AST-OPC1 Stem Cell Therapy May Offer New Hope for Spinal Cord Injury
Hand function returning in some patients
An investigational treatment called AST-OPC1 (oligodendrocyte progenitor cells) may give new hope to people with a recent spinal cord injury. Researchers are examining whether AST-OPCI injected directly into the spinal cord helps repair damage in people with cervical (neck) spinal cord injury.
“Until now, there have been no new treatment options for the 17,000 new spinal cord injuries that happen each year,” said primary investigator Richard G. Fessler, MD, PhD, Professor of Neurological Surgery at Rush University Medical Center, Chicago, Illinois. “We may be on the verge of making a major breakthrough after decades of attempts.”
AST-OPC1 is developed from stem cells and is believed to work by supporting the proper functioning of nerve cells. After a spinal cord injury, many nerve cells are severed and beyond repair; however, many nerve cells have the potential to work again but have lost their protective coating (known as myelin) that helps nerves transfer messages to the arms and legs.
“What AST-OPC1 does is recoat those potentially functional cells and allows them to work more normally,” Dr. Fessler told SpineUniverse.
Three Doses of AST-OPC1 Are Being Studied
Dr. Fessler and colleagues are part of a larger multicenter trial designed to assess the safety and effectiveness of three doses of AST-OPC1 (2-, 10-, or 20-million cells) injected into the injured area of the spinal cord between 14 and 30 days following a cervical spinal cord injury. These individuals have essentially lost all sensation and movement below their injury site with severe paralysis of the arms and legs.
Thus far, Dr. Fessler and colleagues have injected three patients at the first dose level and five patients at the intermediate dose level.
Hand Function Is Returning in Some Patients
“Our preliminary results show that we may, in fact, be getting some regeneration. Some of those who have lost use of their hands are starting to get function back. That is the first time in history that has ever been done,” Dr. Fessler said. The improvements are seen within the 30 to 60 days, he noted.
“I have been doing this kind of research for more than 20 years, and I’ve never seen anything as encouraging as AST-OPC1,” Dr. Fessler said. “Just as a journey of a thousand miles is done one step at a time, repairing spinal cord injuries is being done one step at a time. And, now, we can say that we’ve taken that first step.”

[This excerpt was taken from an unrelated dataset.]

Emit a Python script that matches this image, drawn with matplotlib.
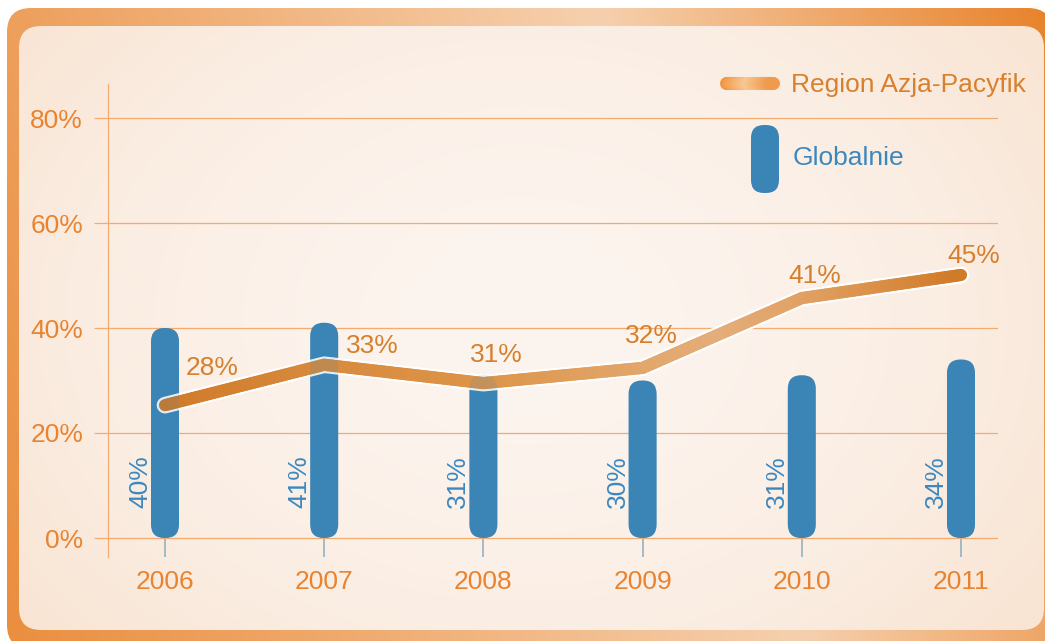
#Chart: share in Asia-Pacific region vs global, 2006-2011
import numpy as np
import matplotlib
matplotlib.use('Agg')
import matplotlib.pyplot as plt
from matplotlib.patches import FancyBboxPatch
from matplotlib.collections import LineCollection
from matplotlib.colors import LinearSegmentedColormap, to_rgb

plt.rcParams['font.family'] = ['Liberation Sans', 'DejaVu Sans']

#Data
years = ['2006', '2007', '2008', '2009', '2010', '2011']
global_vals = [40, 41, 31, 30, 31, 34]
global_labels = ['40%', '41%', '31%', '30%', '31%', '34%']
region_vals = [25.3, 33.0, 29.5, 32.4, 45.7, 50.1]
region_labels = ['28%', '33%', '31%', '32%', '41%', '45%']
y_ticks = [0, 20, 40, 60, 80]

#Colours
blue = '#3a84b6'
axis_text = '#ea832f'
line_text = '#d67f2c'
grid_col = '#f3ab70'
tick_col = '#93b2c4'

#Label offsets (points) for the line labels
label_offsets = [(34, 21.6), (35, 8.6), (9, 15), (6, 18), (9, 10.8), (9, 8.6)]

W, H = 1045, 641
fig = plt.figure(figsize=(W/100, H/100), dpi=100)

#Background: orange frame and cream panel
bg = fig.add_axes([0, 0, 1, 1], zorder=0)
bg.axis('off')
u = np.linspace(0, 1, 400)
v = np.linspace(0, 1, 250)
U, V = np.meshgrid(u, v)
c = 0.57 + 0.2*V
d = np.where(U < c, 1.1*(c-U), 2.3*(U-c)).clip(0, 1)
light = np.array(to_rgb('#f6d0ae'))
dark = np.array(to_rgb('#e8822a'))
frame_img = light*(1-d[..., None]) + dark*d[..., None]
frame = FancyBboxPatch((7, 8), W, H, boxstyle='round,pad=0,rounding_size=24', fc='none', ec='none')
bg.add_patch(frame)
im = bg.imshow(frame_img, extent=(0, W, H, 0), aspect='auto', zorder=0)
im.set_clip_path(frame)

r = np.sqrt(((U-0.5)/0.6)**2 + ((V-0.5)/0.75)**2).clip(0, 1)
pc = np.array(to_rgb('#fcf4ee'))
pe = np.array(to_rgb('#f9e5d4'))
panel_img = pc*(1-r[..., None]**2) + pe*(r[..., None]**2)
panel = FancyBboxPatch((19, 26), 1044-19, 630-26, boxstyle='round,pad=0,rounding_size=22', fc='none', ec='none')
bg.add_patch(panel)
im2 = bg.imshow(panel_img, extent=(0, W, H, 0), aspect='auto', zorder=1)
im2.set_clip_path(panel)

#Legend (drawn by hand)
leg_cmap = LinearSegmentedColormap.from_list('leg', ['#f0943e', '#f8c894', '#ef9a4c'])
lx = np.linspace(725.5, 772.5, 60)
leg_segs = [[(lx[j], 82.5), (lx[j+1], 82.5)] for j in range(len(lx)-1)]
leg_cols = [leg_cmap(j/(len(lx)-2)) for j in range(len(lx)-1)]
bg.add_collection(LineCollection(leg_segs, colors=leg_cols, linewidths=9.4, capstyle='round', zorder=3))
bg.add_patch(FancyBboxPatch((751, 125), 28, 68, boxstyle='round,pad=0,rounding_size=13', fc=blue, ec='none', zorder=3))
bg.text(791, 92, 'Region Azja-Pacyfik', ha='left', va='baseline', fontsize=19, color='#d9802f', zorder=3)
bg.text(793, 165, 'Globalnie', ha='left', va='baseline', fontsize=19, color='#3b88bf', zorder=3)
bg.set_xlim(0, W)
bg.set_ylim(H, 0)

#Plot area (pixel layout of the reference)
x0px, x1px, ytop, ybot = 108, 998, 84, 557
ax = fig.add_axes([x0px/W, 1-ybot/H, (x1px-x0px)/W, (ybot-ytop)/H], zorder=1)
ax.patch.set_alpha(0)
pxx = 159.2   #pixels per category
pxy = 5.25    #pixels per percent
ax.set_xlim(-(165-x0px)/pxx, 5 + (x1px-961)/pxx)
ax.set_ylim(-(ybot-538)/pxy, (538-ytop)/pxy)

for s in ['top', 'right', 'bottom']:
    ax.spines[s].set_visible(False)
ax.spines['left'].set_color(grid_col)
ax.spines['left'].set_linewidth(0.9)

ax.set_yticks(y_ticks, [str(t)+'%' for t in y_ticks])
ax.tick_params(axis='y', length=10, width=0.9, color=grid_col, pad=8, labelsize=19, labelcolor=axis_text)
ax.yaxis.grid(True, color=grid_col, lw=0.9)
ax.set_axisbelow(True)
ax.set_xticks(range(len(years)), years)
ax.tick_params(axis='x', direction='in', length=13.7, width=1.2, color=tick_col, pad=9.5, labelsize=19, labelcolor=axis_text)

#Rounded bars
bw = 28/pxx
asp = pxx/pxy
for i, val in enumerate(global_vals):
    bar = FancyBboxPatch((i-bw/2, 0), bw, val, boxstyle='round,pad=0,rounding_size=0.085',
                         mutation_aspect=asp, fc=blue, ec='none', zorder=2)
    ax.add_patch(bar)
    ax.annotate(global_labels[i], (i, 0), xytext=(-13, 21.6), textcoords='offset points',
                rotation=90, rotation_mode='anchor', ha='left', va='baseline',
                fontsize=19, color='#3b88bf', zorder=6)

#Line with white outline and horizontal gradient
xs = np.arange(len(region_vals))
ax.plot(xs, region_vals, color='white', lw=12, solid_capstyle='round', solid_joinstyle='round', zorder=3)
line_cmap = LinearSegmentedColormap.from_list('reg', [
    (0.0, '#d07a28'), (0.2, '#d88a3e'), (0.4, '#dd9448'), (0.6, '#e2a66a'),
    (0.7, '#e4ad7a'), (0.8, '#e1a266'), (0.9, '#da9048'), (1.0, '#d07b27')])
segs = []
cols = []
for k in range(len(xs)-1):
    t = np.linspace(0, 1, 41)
    px = xs[k] + (xs[k+1]-xs[k])*t
    py = region_vals[k] + (region_vals[k+1]-region_vals[k])*t
    for j in range(len(t)-1):
        segs.append([(px[j], py[j]), (px[j+1], py[j+1])])
        cols.append(line_cmap((px[j]+px[j+1])/2/xs[-1]))
ax.add_collection(LineCollection(segs, colors=cols, linewidths=8.8, capstyle='round', joinstyle='round', zorder=4))

#Bars again, faint, so the line looks see-through where it crosses them
for i, val in enumerate(global_vals):
    bar = FancyBboxPatch((i-bw/2, 0), bw, val, boxstyle='round,pad=0,rounding_size=0.085',
                         mutation_aspect=asp, fc=blue, ec='none', alpha=0.15, zorder=5)
    ax.add_patch(bar)

for i, lbl in enumerate(region_labels):
    ax.annotate(lbl, (i, region_vals[i]), xytext=label_offsets[i], textcoords='offset points',
                ha='center', va='baseline', fontsize=19, color=line_text, zorder=6)

fig.savefig('out.png', dpi=100)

The injections are safe, as determined by an earlier study of AST-OPC1 that involved patients with thoracic (mid-back) spinal cord injury. Dr. Fessler said it important for the spinal cord injury to be recent in order for the therapy to work. In addition, the spinal cord needs to be in continuity and not severed. The injections are unlikely to be effective in people who have had spinal cord injuries for years, although future trials are needed to know for sure.